Short problem:
Give the data below again exactly as written, without its pictures.

Collected material:
==============================

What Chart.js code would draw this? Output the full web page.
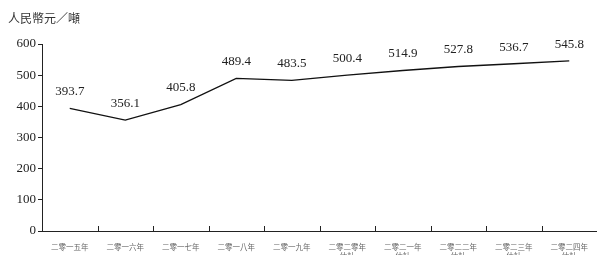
<!DOCTYPE html>
<html>
<head>
<meta charset="utf-8">
<script src="https://cdn.jsdelivr.net/npm/chart.js@4"></script>
<style>
  html, body { margin: 0; padding: 0; background: #fff; }
  #wrap { position: relative; width: 597px; height: 255px; }
  #unit { position: absolute; left: 8px; top: 9px; font: 12px "Noto Sans CJK TC", sans-serif; color: #333; }
</style>
</head>
<body>
<div id="wrap">
  <div id="unit">人民幣元／噸</div>
  <canvas id="price" width="597" height="255"></canvas>
</div>
<script>
// categories (years); estimates get a second line
var years = [
    "二零一五年", "二零一六年", "二零一七年", "二零一八年", "二零一九年",
    ["二零二零年", "估計"], ["二零二一年", "估計"], ["二零二二年", "估計"],
    ["二零二三年", "估計"], ["二零二四年", "估計"]
];
var prices = [393.7, 356.1, 405.8, 489.4, 483.5, 500.4, 514.9, 527.8, 536.7, 545.8];
var yTicks = [0, 100, 200, 300, 400, 500, 600];

var serif = '"Liberation Serif", "DejaVu Serif", serif';

// value labels above each point
var valueLabels = {
    id: 'valueLabels',
    afterDatasetsDraw: function(chart) {
        var ctx = chart.ctx;
        var meta = chart.getDatasetMeta(0);
        ctx.save();
        ctx.font = '13px ' + serif;
        ctx.fillStyle = '#222';
        ctx.textAlign = 'center';
        ctx.textBaseline = 'bottom';
        meta.data.forEach(function(pt, i) {
            ctx.fillText(prices[i].toFixed(1), pt.x, pt.y - 10);
        });
        ctx.restore();
    }
};

// small tick marks between categories, pointing up from the x axis
var xTickMarks = {
    id: 'xTickMarks',
    afterDraw: function(chart) {
        var ctx = chart.ctx;
        var xs = chart.scales.x;
        var y0 = chart.chartArea.bottom;
        var half = (xs.getPixelForValue(1) - xs.getPixelForValue(0)) / 2;
        ctx.save();
        ctx.strokeStyle = '#222';
        ctx.lineWidth = 1;
        ctx.beginPath();
        for (var i = 1; i <= years.length; i++) {
            var x = Math.round(xs.getPixelForValue(i) - half) + 0.5;
            ctx.moveTo(x, y0);
            ctx.lineTo(x, y0 - 5);
        }
        ctx.stroke();
        ctx.restore();
    }
};

new Chart(document.getElementById('price'), {
    type: 'line',
    data: {
        labels: years,
        datasets: [{
            data: prices,
            borderColor: '#111',
            borderWidth: 1.3,
            pointRadius: 0,
            tension: 0,
            fill: false
        }]
    },
    options: {
        responsive: false,
        animation: false,
        layout: { padding: { top: 44, right: 0, left: 0, bottom: 0 } },
        plugins: { legend: { display: false }, tooltip: { enabled: false } },
        scales: {
            x: {
                offset: true,
                grid: { display: false, offset: true },
                border: { display: true, color: '#222', width: 1 },
                ticks: {
                    autoSkip: false,
                    maxRotation: 0,
                    padding: 4,
                    color: '#666',
                    font: { family: '"Noto Sans CJK TC", sans-serif', size: 7.5, lineHeight: 1.2 }
                },
                afterFit: function(s) { s.height = 24; }
            },
            y: {
                min: 0,
                max: 600,
                afterBuildTicks: function(s) { s.ticks = yTicks.map(function(v) { return { value: v }; }); },
                grid: { drawOnChartArea: false, tickLength: 4, color: '#222' },
                border: { display: true, color: '#222', width: 1 },
                ticks: {
                    autoSkip: false,
                    padding: 2,
                    color: '#222',
                    font: { family: serif, size: 13 }
                },
                afterFit: function(s) { s.width = 42; }
            }
        }
    },
    plugins: [valueLabels, xTickMarks]
});
</script>
</body>
</html>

==============================

Worked solution:
What Chart.js code would draw this? Output the full web page.
<!DOCTYPE html>
<html>
<head>
<meta charset="utf-8">
<script src="https://cdn.jsdelivr.net/npm/chart.js@4"></script>
<style>
  html, body { margin: 0; padding: 0; background: #fff; }
  #wrap { position: relative; width: 597px; height: 255px; }
  #unit { position: absolute; left: 8px; top: 9px; font: 12px "Noto Sans CJK TC", sans-serif; color: #333; }
</style>
</head>
<body>
<div id="wrap">
  <div id="unit">人民幣元／噸</div>
  <canvas id="price" width="597" height="255"></canvas>
</div>
<script>
// categories (years); estimates get a second line
var years = [
    "二零一五年", "二零一六年", "二零一七年", "二零一八年", "二零一九年",
    ["二零二零年", "估計"], ["二零二一年", "估計"], ["二零二二年", "估計"],
    ["二零二三年", "估計"], ["二零二四年", "估計"]
];
var prices = [393.7, 356.1, 405.8, 489.4, 483.5, 500.4, 514.9, 527.8, 536.7, 545.8];
var yTicks = [0, 100, 200, 300, 400, 500, 600];

var serif = '"Liberation Serif", "DejaVu Serif", serif';

// value labels above each point
var valueLabels = {
    id: 'valueLabels',
    afterDatasetsDraw: function(chart) {
        var ctx = chart.ctx;
        var meta = chart.getDatasetMeta(0);
        ctx.save();
        ctx.font = '13px ' + serif;
        ctx.fillStyle = '#222';
        ctx.textAlign = 'center';
        ctx.textBaseline = 'bottom';
        meta.data.forEach(function(pt, i) {
            ctx.fillText(prices[i].toFixed(1), pt.x, pt.y - 10);
        });
        ctx.restore();
    }
};

// small tick marks between categories, pointing up from the x axis
var xTickMarks = {
    id: 'xTickMarks',
    afterDraw: function(chart) {
        var ctx = chart.ctx;
        var xs = chart.scales.x;
        var y0 = chart.chartArea.bottom;
        var half = (xs.getPixelForValue(1) - xs.getPixelForValue(0)) / 2;
        ctx.save();
        ctx.strokeStyle = '#222';
        ctx.lineWidth = 1;
        ctx.beginPath();
        for (var i = 1; i <= years.length; i++) {
            var x = Math.round(xs.getPixelForValue(i) - half) + 0.5;
            ctx.moveTo(x, y0);
            ctx.lineTo(x, y0 - 5);
        }
        ctx.stroke();
        ctx.restore();
    }
};

new Chart(document.getElementById('price'), {
    type: 'line',
    data: {
        labels: years,
        datasets: [{
            data: prices,
            borderColor: '#111',
            borderWidth: 1.3,
            pointRadius: 0,
            tension: 0,
            fill: false
        }]
    },
    options: {
        responsive: false,
        animation: false,
        layout: { padding: { top: 44, right: 0, left: 0, bottom: 0 } },
        plugins: { legend: { display: false }, tooltip: { enabled: false } },
        scales: {
            x: {
                offset: true,
                grid: { display: false, offset: true },
                border: { display: true, color: '#222', width: 1 },
                ticks: {
                    autoSkip: false,
                    maxRotation: 0,
                    padding: 4,
                    color: '#666',
                    font: { family: '"Noto Sans CJK TC", sans-serif', size: 7.5, lineHeight: 1.2 }
                },
                afterFit: function(s) { s.height = 24; }
            },
            y: {
                min: 0,
                max: 600,
                afterBuildTicks: function(s) { s.ticks = yTicks.map(function(v) { return { value: v }; }); },
                grid: { drawOnChartArea: false, tickLength: 4, color: '#222' },
                border: { display: true, color: '#222', width: 1 },
                ticks: {
                    autoSkip: false,
                    padding: 2,
                    color: '#222',
                    font: { family: serif, size: 13 }
                },
                afterFit: function(s) { s.width = 42; }
            }
        }
    },
    plugins: [valueLabels, xTickMarks]
});
</script>
</body>
</html>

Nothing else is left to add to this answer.